--- START SOURCE DATA ---
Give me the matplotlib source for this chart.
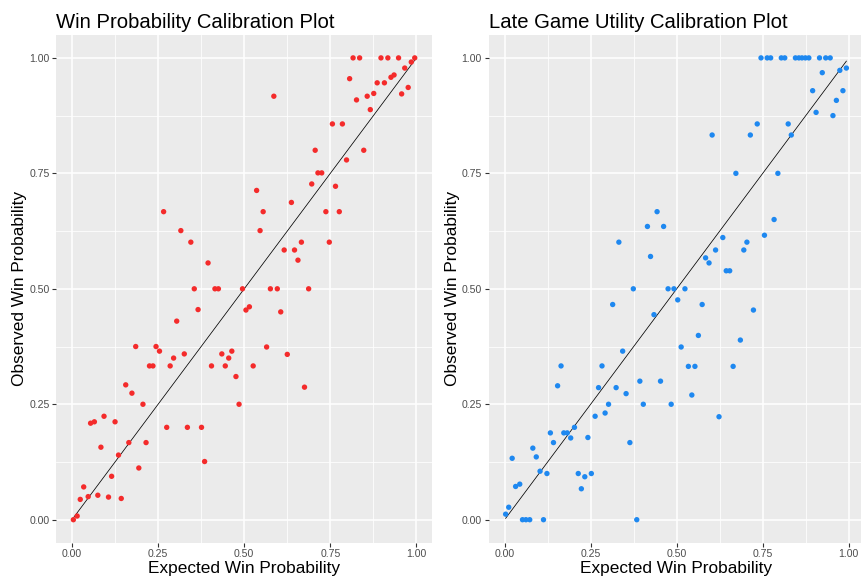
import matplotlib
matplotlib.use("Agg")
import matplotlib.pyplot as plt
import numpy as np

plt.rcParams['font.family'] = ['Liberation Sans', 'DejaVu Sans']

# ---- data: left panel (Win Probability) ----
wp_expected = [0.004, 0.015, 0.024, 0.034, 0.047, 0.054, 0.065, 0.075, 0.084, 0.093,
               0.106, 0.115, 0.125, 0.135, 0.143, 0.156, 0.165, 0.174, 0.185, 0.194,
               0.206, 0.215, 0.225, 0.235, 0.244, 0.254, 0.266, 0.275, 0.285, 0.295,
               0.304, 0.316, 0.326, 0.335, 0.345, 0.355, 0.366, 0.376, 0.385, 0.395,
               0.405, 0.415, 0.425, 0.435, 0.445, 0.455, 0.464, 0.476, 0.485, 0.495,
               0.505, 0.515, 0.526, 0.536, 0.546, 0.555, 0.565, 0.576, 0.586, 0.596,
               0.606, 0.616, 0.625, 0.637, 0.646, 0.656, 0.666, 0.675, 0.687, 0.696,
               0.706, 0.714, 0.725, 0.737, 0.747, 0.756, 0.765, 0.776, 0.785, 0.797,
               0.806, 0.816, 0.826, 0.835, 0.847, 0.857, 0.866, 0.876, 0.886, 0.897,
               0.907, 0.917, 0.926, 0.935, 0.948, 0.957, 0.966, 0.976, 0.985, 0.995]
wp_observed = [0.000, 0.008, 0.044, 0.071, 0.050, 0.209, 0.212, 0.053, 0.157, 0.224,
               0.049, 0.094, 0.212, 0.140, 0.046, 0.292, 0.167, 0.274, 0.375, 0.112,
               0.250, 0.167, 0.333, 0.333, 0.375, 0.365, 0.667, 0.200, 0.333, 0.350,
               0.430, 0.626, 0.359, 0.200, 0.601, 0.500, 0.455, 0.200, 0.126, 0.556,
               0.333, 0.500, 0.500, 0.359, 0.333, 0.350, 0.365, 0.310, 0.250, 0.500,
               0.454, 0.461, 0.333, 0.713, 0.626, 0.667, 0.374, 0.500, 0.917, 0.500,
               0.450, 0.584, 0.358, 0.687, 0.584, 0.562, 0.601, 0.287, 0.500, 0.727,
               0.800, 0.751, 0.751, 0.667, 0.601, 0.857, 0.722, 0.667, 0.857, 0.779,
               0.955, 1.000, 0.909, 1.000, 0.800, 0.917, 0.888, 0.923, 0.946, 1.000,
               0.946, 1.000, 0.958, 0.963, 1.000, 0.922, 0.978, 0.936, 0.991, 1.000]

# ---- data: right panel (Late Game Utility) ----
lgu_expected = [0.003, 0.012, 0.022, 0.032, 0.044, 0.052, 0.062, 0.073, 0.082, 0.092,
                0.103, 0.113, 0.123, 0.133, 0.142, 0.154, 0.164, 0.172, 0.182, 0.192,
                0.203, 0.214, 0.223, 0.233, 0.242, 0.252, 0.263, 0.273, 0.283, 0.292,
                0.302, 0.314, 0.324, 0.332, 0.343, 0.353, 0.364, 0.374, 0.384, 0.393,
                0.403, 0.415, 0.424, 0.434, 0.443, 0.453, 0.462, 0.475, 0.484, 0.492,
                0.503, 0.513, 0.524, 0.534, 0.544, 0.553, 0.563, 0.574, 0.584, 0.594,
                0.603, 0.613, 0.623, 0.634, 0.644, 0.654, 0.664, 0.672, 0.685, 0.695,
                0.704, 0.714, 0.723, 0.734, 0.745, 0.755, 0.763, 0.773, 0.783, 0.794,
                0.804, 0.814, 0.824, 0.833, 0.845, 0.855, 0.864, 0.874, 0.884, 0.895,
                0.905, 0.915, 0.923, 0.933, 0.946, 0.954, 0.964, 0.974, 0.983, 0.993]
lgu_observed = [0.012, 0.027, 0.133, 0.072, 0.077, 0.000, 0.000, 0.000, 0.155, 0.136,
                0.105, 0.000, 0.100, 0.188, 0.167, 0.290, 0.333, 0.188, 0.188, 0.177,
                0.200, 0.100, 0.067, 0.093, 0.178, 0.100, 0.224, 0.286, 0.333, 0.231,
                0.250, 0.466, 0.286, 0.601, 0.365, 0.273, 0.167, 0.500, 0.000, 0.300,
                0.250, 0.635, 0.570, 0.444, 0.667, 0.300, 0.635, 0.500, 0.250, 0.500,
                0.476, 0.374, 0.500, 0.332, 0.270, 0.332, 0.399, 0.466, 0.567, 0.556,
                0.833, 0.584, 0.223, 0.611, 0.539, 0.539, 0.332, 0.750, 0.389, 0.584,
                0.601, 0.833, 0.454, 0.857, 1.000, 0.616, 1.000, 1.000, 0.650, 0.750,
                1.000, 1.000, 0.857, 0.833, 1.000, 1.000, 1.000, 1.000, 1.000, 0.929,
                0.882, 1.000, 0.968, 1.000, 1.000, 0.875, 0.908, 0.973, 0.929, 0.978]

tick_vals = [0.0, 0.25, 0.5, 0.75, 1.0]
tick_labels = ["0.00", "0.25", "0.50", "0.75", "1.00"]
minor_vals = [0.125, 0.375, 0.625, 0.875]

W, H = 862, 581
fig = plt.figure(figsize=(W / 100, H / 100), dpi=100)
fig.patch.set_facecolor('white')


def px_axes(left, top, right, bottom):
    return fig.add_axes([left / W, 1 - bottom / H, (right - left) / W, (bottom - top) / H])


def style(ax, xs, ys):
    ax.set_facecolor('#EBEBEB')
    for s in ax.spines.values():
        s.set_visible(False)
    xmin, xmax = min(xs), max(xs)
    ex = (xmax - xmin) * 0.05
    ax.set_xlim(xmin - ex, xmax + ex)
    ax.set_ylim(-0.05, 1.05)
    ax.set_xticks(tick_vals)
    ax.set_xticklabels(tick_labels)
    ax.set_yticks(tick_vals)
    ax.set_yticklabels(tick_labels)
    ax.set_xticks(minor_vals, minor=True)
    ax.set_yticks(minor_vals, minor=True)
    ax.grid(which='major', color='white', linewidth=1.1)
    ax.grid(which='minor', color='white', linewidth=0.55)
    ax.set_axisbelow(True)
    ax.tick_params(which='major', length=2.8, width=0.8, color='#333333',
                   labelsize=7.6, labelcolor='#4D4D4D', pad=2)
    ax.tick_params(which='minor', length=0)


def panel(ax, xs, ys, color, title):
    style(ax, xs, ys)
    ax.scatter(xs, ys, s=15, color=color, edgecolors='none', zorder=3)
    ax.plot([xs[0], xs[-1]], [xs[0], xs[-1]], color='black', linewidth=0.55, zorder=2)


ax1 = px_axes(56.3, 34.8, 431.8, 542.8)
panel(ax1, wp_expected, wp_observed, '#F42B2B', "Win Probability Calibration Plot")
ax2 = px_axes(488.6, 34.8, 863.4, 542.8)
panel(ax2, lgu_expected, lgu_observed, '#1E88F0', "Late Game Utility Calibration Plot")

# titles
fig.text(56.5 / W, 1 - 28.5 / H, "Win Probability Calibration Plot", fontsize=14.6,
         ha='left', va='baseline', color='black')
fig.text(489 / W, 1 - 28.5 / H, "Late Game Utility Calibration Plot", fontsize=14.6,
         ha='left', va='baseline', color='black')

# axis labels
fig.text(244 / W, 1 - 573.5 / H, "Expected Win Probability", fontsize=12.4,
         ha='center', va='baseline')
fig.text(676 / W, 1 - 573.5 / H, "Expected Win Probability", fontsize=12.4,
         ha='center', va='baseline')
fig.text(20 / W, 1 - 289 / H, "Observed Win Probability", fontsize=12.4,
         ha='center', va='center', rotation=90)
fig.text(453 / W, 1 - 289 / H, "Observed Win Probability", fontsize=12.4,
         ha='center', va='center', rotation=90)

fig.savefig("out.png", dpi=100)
--- END SOURCE DATA ---
--- START SOURCE DATA ---
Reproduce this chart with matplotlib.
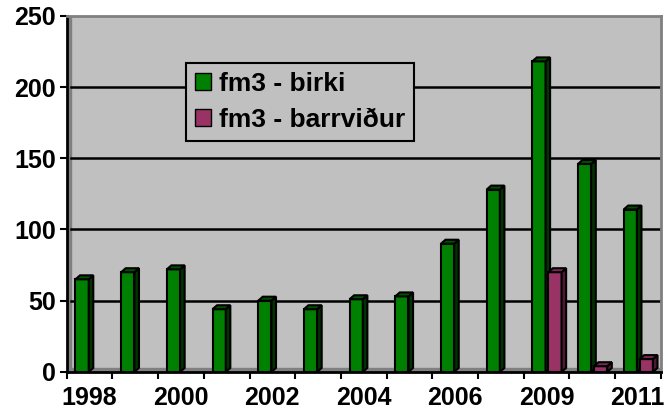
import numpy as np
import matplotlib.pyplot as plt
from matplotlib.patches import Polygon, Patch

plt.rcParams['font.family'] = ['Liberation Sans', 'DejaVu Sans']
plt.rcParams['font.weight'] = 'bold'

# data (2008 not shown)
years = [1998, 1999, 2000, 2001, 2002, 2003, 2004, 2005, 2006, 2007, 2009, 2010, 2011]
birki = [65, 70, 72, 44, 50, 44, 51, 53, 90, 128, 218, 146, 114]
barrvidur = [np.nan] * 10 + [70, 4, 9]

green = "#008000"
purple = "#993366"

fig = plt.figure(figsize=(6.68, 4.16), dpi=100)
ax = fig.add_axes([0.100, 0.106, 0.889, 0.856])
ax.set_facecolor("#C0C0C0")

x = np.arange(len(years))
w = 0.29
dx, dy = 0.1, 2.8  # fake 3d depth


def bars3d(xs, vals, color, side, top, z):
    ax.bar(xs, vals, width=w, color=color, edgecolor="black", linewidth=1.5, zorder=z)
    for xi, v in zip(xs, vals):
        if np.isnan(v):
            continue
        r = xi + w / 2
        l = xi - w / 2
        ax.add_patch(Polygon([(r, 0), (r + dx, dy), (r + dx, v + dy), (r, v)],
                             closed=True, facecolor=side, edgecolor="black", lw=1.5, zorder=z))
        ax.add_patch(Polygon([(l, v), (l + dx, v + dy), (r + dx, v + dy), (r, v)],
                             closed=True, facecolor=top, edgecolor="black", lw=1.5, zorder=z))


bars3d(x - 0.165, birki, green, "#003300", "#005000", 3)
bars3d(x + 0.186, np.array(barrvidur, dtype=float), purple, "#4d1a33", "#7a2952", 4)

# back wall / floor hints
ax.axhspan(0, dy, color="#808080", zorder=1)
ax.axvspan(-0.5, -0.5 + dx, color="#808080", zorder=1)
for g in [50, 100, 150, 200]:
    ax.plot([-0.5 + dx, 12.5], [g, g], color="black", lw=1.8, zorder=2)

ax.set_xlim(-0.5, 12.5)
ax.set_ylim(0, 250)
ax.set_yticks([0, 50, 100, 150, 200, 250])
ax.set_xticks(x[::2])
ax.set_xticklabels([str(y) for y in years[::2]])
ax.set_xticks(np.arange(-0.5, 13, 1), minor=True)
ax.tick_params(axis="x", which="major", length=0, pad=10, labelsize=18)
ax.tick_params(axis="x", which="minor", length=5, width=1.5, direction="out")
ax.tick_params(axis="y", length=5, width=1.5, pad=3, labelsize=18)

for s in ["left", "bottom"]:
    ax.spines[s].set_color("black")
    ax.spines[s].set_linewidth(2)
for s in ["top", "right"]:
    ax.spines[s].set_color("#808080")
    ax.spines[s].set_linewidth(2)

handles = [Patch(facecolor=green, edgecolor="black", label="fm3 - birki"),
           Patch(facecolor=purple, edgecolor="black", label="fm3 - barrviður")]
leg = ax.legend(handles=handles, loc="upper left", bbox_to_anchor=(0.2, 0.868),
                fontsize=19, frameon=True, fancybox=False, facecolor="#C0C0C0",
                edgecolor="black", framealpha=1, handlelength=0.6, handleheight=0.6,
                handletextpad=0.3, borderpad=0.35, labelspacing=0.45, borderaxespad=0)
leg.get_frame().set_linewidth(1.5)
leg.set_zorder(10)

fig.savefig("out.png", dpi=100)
--- END SOURCE DATA ---
--- START SOURCE DATA ---
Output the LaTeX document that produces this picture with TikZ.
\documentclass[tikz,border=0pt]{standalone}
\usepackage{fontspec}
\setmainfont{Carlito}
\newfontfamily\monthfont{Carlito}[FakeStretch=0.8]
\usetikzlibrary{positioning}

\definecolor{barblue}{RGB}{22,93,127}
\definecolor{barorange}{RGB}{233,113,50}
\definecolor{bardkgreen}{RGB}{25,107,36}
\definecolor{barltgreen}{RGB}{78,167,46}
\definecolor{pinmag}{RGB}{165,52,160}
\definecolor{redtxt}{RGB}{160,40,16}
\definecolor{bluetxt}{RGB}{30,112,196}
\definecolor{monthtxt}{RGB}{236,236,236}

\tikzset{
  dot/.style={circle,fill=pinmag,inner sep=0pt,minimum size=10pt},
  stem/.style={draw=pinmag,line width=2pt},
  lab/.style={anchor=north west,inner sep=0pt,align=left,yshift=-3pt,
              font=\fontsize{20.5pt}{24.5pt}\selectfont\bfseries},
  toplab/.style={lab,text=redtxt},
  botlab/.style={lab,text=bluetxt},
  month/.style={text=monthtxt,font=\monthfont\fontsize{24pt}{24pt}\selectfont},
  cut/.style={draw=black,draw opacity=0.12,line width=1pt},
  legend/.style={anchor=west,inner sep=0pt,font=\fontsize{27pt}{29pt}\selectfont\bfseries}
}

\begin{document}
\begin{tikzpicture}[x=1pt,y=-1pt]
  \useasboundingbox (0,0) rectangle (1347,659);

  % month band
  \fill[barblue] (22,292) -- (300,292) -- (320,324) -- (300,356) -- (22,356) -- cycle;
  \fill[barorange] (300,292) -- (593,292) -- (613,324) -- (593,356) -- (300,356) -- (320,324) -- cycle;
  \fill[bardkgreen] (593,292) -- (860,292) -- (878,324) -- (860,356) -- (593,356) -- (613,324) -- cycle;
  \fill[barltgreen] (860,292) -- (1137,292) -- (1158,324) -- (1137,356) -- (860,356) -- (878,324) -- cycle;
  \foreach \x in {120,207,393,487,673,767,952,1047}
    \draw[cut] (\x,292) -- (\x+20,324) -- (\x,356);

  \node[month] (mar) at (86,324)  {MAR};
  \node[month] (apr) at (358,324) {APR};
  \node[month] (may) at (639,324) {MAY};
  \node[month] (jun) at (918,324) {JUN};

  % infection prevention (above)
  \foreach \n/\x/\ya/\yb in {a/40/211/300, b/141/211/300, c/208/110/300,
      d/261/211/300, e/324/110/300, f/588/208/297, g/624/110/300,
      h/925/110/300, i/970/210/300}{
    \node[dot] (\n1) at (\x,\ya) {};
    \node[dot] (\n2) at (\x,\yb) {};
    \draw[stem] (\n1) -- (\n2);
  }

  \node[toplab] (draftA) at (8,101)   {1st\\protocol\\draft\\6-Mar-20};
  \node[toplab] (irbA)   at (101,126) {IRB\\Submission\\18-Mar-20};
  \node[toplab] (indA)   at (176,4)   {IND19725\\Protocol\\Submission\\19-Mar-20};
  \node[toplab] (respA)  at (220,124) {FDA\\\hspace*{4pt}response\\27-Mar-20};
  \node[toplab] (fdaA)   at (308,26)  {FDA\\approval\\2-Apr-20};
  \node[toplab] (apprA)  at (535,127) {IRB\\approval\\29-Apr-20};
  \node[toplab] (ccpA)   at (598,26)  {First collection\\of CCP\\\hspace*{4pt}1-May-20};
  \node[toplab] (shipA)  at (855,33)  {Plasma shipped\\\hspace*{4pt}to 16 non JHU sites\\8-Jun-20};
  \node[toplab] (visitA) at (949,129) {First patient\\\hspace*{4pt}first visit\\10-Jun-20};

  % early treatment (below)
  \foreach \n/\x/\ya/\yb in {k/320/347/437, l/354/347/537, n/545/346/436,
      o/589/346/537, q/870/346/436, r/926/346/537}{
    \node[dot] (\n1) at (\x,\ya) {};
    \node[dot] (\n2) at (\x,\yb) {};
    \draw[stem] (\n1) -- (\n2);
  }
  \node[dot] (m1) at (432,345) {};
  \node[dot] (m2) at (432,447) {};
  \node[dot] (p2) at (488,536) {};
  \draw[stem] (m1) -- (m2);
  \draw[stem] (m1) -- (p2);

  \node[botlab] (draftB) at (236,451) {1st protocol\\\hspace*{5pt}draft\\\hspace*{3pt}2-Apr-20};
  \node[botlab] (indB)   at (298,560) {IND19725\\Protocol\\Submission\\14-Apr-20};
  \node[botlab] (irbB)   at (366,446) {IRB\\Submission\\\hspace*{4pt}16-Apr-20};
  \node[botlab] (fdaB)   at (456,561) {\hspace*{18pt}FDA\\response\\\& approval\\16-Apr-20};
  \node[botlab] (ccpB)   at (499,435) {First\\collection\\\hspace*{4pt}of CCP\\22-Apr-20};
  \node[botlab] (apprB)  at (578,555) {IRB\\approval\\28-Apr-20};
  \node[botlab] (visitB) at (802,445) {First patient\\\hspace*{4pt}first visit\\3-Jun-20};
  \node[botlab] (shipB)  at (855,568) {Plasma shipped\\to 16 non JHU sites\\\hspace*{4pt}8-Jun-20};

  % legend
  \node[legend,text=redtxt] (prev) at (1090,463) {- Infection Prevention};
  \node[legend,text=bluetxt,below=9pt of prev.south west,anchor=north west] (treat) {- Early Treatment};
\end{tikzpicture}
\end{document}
--- END SOURCE DATA ---
## REQUIRED TASK
Say only how many lines in the records carry the word "chart".

## EXERCISE RESPONSE
2